2) Knowledge-Centered Environments
It illustrates how people construct new knowledge based on their current knowledge. It focuses on the kinds of information and activities that help students to develop an understanding of disciplines. It also includes an emphasis on sense-making—on helping students become metacognitive by expecting new information to make sense and asking for clarification when it doesn't. An interesting approach know as "progressive formalization," which begins with the informal ideas that students bring to school and gradually helps them see how these ideas can be transformed and formalized. Instructional units encourage students to build on their informal ideas in a gradual but structured manner so that they acquire the concepts and procedures of a discipline.
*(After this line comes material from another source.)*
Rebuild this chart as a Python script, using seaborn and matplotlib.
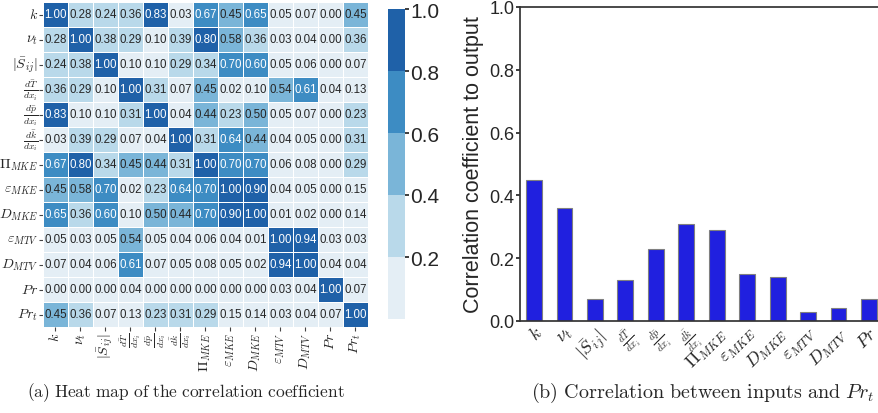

3) Assessment-Centered Environments
An environment that provides opptunities for feedback and revision. It ensures that what is assessed must be congruent with the learning goals. It focuses on understanding and not only on memory for procedures and facts.
Two types of assessments:
- Formative (feedback and self-assessment)
- Summative
4) Community-Centered Environments
The term community centered refers to several aspects of community, including the classroom as a community, the school as a community, and the degree to which students, teachers, and administers feel connected to the larger community of homes, businesses, states, the nation, and even the world. It connects what is learnt in school to what happens outside of school and vice versa.
From the pervious posts, we all know that education need a change when our environments changed. People raise important questions about the design of learning environments—questions that suggest the value of rethinking what is taught, how it is taught, and how it is assessed. Above are some information that I find it very useful as a educator. It is difficult as an educator to strike a balance between learner-centred and knowledge-centred environments in local context. Personally I feel that we have to judge based on the learning abilities of our students in order to depend what kind of environment is suitable for our students.
I also believe that the key environment for learning is the family. I believe that the character a child depends on what kind of family background he/she come from. And will be related to how well academically the child can perform.